● **THE EXERCISE**
Print exactly what lies from the line with "Emit a component" down to the line with "Chart.register(...registerables);", counting both of those lines, but not the pictures.
= = = =
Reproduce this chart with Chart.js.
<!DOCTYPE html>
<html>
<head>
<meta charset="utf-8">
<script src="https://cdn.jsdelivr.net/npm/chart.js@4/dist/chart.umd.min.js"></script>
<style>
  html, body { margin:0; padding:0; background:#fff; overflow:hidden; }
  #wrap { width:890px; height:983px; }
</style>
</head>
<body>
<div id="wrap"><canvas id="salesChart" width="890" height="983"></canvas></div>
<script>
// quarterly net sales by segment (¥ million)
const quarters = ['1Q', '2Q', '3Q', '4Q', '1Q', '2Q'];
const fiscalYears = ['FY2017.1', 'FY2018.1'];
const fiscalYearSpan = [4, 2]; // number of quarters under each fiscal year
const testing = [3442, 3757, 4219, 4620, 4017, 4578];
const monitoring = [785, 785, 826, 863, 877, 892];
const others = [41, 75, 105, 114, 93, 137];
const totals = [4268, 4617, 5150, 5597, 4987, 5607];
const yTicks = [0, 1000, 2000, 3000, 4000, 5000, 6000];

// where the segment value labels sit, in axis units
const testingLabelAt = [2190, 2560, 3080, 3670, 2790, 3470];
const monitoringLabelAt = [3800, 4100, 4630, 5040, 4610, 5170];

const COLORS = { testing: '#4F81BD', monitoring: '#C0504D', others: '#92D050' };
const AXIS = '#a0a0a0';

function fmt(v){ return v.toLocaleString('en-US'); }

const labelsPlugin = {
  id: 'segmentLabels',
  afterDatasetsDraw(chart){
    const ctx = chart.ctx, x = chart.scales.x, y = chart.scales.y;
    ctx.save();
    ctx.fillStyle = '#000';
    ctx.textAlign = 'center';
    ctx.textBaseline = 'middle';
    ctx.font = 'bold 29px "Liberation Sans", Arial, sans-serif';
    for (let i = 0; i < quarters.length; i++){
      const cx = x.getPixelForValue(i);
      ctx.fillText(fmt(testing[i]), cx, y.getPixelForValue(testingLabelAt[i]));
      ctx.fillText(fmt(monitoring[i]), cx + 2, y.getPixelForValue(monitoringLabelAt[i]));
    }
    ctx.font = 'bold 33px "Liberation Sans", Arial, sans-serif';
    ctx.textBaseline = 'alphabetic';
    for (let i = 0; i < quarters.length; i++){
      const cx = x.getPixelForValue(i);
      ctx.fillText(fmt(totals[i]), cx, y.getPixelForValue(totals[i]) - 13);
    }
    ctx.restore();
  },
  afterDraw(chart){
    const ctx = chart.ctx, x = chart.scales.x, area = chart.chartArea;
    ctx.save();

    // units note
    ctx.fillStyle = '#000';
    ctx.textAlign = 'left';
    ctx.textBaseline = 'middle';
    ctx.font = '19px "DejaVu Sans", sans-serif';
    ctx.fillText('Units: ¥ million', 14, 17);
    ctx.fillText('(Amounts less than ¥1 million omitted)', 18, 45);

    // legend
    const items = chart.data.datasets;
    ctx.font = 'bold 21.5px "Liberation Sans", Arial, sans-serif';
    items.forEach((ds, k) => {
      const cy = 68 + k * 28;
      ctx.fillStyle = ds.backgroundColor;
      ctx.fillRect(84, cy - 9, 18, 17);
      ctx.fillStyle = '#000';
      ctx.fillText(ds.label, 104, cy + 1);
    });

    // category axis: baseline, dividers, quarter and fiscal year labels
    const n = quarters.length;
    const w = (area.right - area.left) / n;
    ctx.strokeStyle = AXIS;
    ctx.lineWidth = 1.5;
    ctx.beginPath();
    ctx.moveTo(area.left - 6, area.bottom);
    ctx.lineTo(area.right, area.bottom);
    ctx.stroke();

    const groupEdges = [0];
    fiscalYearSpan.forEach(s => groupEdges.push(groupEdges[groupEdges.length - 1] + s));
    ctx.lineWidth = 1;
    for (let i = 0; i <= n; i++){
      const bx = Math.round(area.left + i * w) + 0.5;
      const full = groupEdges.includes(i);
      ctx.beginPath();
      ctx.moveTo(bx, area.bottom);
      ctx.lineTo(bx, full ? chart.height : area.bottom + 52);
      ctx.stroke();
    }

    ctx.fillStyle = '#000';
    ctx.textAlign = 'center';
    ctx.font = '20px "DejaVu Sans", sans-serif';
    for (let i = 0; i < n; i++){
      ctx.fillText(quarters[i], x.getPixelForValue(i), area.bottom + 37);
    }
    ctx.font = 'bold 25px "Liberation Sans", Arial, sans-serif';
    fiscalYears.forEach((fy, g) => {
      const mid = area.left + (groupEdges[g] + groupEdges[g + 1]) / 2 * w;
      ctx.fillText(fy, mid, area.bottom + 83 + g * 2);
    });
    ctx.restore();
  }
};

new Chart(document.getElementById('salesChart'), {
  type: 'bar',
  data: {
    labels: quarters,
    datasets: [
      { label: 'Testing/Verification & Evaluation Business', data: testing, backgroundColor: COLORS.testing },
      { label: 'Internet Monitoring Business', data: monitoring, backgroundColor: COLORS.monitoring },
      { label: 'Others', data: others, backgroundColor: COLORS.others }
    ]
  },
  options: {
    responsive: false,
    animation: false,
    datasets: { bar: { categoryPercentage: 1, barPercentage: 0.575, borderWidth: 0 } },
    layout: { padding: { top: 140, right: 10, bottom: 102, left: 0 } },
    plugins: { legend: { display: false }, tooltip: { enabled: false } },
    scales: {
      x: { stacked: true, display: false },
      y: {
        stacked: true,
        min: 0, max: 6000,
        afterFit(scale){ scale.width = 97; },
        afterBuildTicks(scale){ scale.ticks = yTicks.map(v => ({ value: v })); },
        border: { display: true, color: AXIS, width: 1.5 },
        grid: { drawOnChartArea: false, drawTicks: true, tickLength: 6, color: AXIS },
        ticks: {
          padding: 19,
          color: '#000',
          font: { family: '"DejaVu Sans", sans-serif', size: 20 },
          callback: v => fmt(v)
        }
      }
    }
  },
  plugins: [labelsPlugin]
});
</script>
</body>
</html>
= = = =
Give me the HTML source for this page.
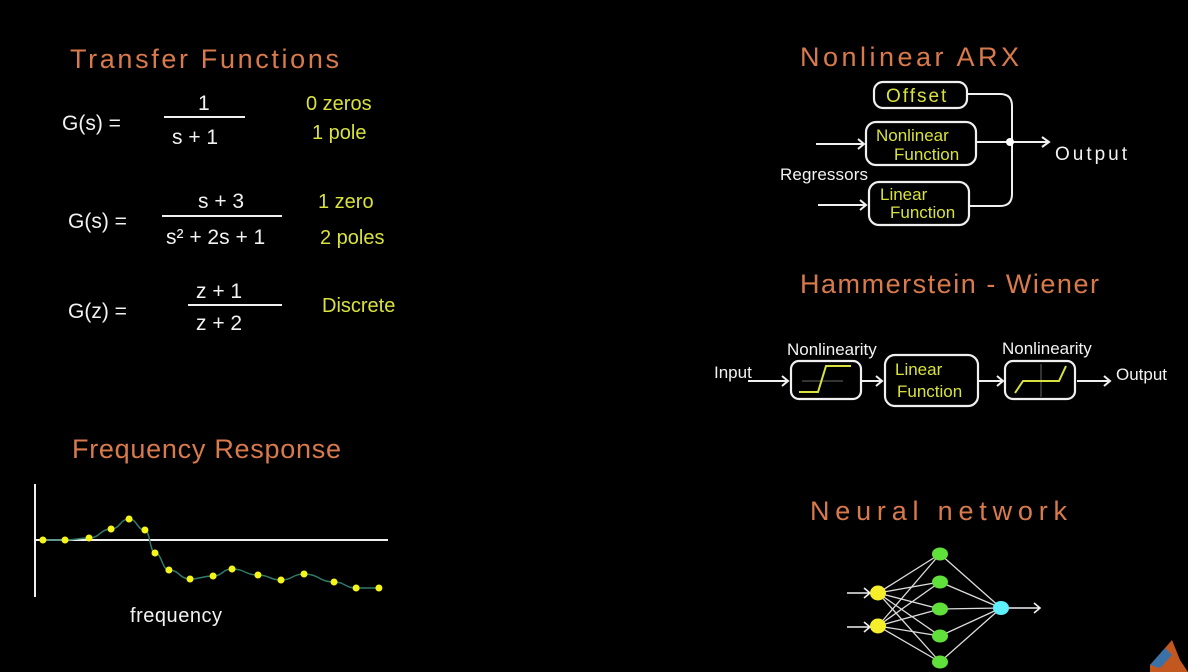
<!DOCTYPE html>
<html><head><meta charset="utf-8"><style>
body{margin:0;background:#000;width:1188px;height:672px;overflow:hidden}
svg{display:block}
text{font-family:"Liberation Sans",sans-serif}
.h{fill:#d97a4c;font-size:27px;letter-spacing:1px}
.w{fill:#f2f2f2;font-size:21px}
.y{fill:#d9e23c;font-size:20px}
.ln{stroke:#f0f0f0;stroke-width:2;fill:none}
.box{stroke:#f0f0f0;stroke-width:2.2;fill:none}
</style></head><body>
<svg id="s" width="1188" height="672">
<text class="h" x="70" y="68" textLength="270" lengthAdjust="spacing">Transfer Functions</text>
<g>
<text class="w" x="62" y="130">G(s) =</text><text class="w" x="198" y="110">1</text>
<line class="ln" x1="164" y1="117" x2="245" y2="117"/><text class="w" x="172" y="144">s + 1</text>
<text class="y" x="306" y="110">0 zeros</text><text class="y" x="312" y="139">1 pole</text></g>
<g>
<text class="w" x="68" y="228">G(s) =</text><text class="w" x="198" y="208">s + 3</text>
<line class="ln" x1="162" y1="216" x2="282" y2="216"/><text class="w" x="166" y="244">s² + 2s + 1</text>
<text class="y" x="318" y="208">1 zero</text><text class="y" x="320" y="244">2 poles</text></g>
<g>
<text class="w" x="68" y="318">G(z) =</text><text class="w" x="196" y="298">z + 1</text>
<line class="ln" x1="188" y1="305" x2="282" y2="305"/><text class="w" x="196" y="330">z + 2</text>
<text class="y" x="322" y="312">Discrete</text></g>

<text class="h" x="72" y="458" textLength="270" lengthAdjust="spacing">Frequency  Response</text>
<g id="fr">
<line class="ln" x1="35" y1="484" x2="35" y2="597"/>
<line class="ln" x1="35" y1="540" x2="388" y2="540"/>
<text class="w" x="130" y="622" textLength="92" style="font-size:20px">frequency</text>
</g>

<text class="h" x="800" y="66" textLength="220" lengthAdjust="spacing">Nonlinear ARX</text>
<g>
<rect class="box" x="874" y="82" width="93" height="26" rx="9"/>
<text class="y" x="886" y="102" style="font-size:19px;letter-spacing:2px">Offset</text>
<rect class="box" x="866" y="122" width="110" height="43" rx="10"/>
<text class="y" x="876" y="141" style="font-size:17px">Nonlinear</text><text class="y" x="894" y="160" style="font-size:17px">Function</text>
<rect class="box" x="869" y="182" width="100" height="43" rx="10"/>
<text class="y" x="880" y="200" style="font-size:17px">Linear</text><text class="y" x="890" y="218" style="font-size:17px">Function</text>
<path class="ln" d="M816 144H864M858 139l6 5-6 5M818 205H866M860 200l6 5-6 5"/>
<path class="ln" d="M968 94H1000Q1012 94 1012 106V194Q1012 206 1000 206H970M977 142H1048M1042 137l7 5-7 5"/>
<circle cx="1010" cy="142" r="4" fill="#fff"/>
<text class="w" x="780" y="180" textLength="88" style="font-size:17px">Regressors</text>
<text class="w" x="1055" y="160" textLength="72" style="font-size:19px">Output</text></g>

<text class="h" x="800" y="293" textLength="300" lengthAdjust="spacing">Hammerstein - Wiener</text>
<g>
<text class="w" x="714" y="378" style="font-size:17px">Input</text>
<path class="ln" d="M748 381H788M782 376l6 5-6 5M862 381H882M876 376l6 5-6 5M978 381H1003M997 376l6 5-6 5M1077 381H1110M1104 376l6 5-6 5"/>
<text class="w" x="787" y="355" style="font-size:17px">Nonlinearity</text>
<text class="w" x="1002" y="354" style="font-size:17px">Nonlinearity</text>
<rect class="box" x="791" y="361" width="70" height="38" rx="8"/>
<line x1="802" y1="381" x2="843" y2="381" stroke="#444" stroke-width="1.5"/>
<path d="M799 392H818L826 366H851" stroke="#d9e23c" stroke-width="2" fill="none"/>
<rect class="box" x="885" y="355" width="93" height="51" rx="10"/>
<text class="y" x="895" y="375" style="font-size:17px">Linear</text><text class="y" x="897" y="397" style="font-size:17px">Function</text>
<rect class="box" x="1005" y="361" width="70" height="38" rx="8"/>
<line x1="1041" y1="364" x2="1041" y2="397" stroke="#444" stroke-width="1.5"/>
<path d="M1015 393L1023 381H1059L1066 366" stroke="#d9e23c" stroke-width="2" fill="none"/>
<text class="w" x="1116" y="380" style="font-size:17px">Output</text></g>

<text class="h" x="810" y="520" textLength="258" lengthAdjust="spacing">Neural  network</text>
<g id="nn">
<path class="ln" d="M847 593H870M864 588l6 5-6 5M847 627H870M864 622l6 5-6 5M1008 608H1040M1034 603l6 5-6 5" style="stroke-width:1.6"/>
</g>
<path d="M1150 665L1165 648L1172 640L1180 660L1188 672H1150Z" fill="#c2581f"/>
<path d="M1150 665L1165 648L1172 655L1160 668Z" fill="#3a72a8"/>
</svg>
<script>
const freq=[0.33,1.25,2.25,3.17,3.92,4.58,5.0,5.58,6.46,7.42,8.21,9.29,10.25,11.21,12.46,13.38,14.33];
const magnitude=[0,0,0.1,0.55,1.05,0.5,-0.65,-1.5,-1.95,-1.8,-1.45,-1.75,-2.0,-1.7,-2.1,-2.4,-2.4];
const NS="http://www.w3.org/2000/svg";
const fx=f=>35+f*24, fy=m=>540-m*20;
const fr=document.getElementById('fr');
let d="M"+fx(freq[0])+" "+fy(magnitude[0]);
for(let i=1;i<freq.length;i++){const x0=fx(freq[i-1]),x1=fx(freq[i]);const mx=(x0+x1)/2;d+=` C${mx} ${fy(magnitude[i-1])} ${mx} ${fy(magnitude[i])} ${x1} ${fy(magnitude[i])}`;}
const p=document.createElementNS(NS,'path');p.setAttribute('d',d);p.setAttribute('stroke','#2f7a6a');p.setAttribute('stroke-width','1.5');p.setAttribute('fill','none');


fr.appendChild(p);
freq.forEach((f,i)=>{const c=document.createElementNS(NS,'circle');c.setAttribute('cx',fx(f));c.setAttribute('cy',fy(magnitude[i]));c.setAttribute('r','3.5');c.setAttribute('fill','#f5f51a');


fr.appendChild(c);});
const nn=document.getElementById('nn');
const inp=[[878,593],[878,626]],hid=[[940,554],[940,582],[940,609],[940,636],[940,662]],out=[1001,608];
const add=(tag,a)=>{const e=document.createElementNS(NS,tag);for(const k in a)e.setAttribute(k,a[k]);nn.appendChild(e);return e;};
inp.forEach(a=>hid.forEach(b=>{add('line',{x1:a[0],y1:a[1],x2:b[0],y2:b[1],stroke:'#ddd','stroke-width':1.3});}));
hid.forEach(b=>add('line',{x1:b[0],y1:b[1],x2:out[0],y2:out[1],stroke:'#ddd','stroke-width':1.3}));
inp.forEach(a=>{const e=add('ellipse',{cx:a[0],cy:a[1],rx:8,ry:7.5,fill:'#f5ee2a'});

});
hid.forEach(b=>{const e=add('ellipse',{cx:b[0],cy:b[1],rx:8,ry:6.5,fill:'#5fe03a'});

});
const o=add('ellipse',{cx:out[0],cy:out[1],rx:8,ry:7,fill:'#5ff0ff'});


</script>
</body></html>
= = = =
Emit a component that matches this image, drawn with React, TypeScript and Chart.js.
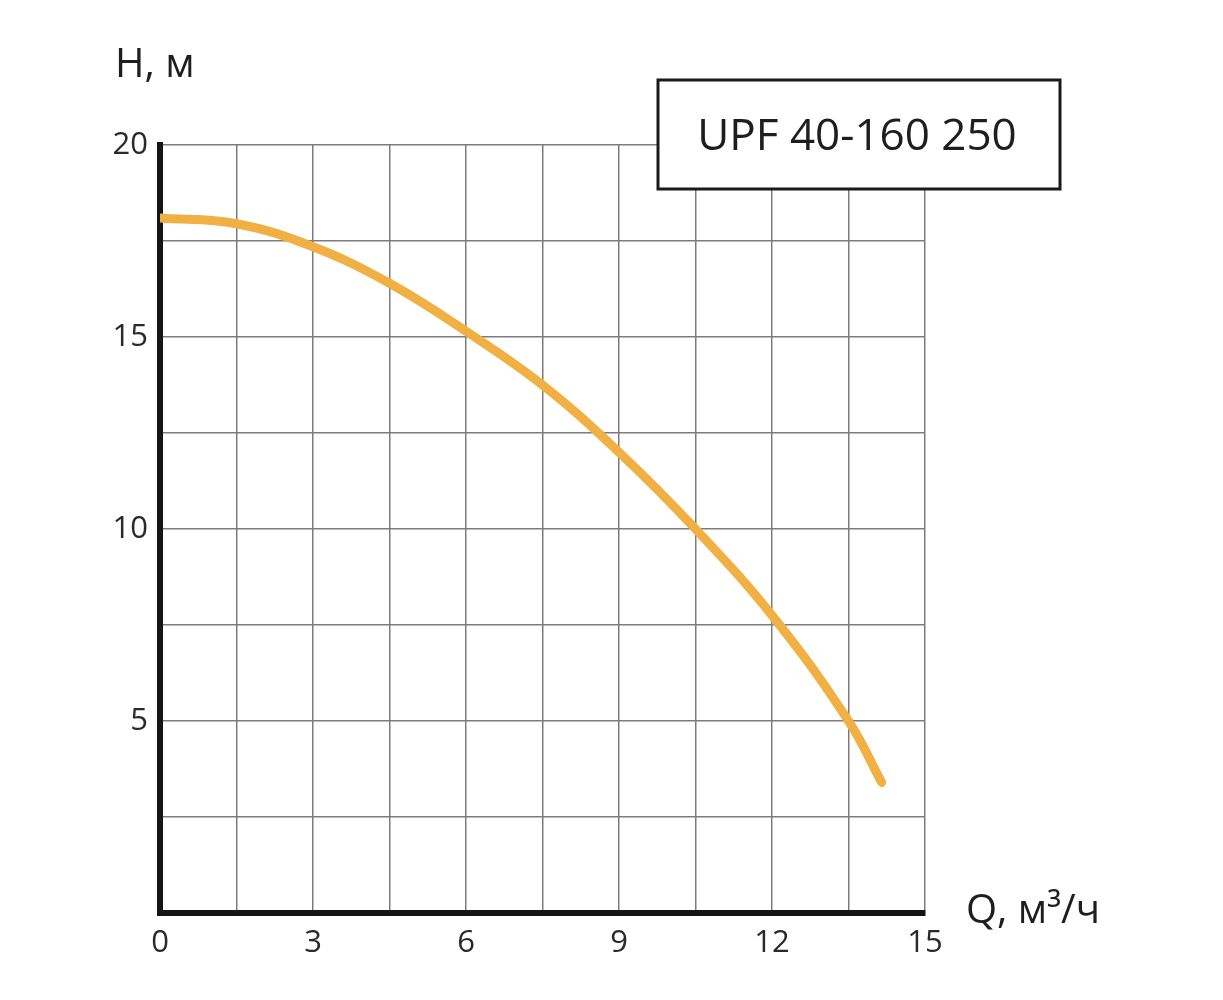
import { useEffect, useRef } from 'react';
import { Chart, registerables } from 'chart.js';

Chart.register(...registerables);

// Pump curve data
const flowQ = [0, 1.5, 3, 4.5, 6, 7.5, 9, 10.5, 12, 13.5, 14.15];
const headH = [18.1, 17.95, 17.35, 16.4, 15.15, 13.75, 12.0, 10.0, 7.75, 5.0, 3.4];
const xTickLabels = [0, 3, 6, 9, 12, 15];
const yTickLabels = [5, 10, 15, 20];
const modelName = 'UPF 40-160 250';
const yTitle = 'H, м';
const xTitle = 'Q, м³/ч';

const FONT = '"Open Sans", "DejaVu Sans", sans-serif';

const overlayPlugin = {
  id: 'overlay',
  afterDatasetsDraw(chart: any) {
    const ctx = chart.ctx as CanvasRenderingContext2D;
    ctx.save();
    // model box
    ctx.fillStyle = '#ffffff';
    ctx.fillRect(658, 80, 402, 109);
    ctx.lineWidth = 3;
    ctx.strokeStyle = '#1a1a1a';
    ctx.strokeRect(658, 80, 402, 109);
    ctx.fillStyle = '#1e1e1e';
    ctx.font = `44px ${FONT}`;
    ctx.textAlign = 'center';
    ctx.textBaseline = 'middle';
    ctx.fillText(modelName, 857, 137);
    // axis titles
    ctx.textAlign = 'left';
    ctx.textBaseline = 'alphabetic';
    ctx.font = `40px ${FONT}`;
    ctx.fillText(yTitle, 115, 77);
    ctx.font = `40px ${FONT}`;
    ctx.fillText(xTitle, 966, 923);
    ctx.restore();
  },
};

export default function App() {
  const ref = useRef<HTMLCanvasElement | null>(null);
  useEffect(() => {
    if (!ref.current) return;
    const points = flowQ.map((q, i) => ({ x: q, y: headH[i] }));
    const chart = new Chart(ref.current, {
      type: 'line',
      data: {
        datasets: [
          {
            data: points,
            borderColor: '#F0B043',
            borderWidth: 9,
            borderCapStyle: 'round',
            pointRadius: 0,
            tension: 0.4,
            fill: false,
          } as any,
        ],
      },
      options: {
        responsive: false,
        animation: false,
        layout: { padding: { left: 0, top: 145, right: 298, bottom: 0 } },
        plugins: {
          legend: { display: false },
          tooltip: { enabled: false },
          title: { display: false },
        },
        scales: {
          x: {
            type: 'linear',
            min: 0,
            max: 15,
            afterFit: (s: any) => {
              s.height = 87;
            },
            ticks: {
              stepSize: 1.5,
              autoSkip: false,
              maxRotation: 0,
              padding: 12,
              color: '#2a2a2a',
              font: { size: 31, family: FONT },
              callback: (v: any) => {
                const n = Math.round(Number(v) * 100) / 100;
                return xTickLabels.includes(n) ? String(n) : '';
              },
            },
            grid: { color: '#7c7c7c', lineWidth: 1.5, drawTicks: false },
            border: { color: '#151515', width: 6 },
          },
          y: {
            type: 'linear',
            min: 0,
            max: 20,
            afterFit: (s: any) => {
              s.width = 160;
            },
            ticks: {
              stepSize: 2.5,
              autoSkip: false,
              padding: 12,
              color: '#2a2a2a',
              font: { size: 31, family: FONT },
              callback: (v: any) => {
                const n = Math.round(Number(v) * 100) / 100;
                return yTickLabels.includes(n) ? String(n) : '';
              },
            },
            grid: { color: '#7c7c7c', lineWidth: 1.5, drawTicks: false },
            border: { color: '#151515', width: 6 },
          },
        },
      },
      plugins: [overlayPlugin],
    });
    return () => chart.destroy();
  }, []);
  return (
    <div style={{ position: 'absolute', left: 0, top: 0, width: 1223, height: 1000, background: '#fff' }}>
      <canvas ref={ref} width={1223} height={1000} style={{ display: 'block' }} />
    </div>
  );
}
= = = =
● **OUTPUT FOR THIS TASK**
Emit a component that matches this image, drawn with React, TypeScript and Chart.js.
import { useEffect, useRef } from 'react';
import { Chart, registerables } from 'chart.js';

Chart.register(...registerables);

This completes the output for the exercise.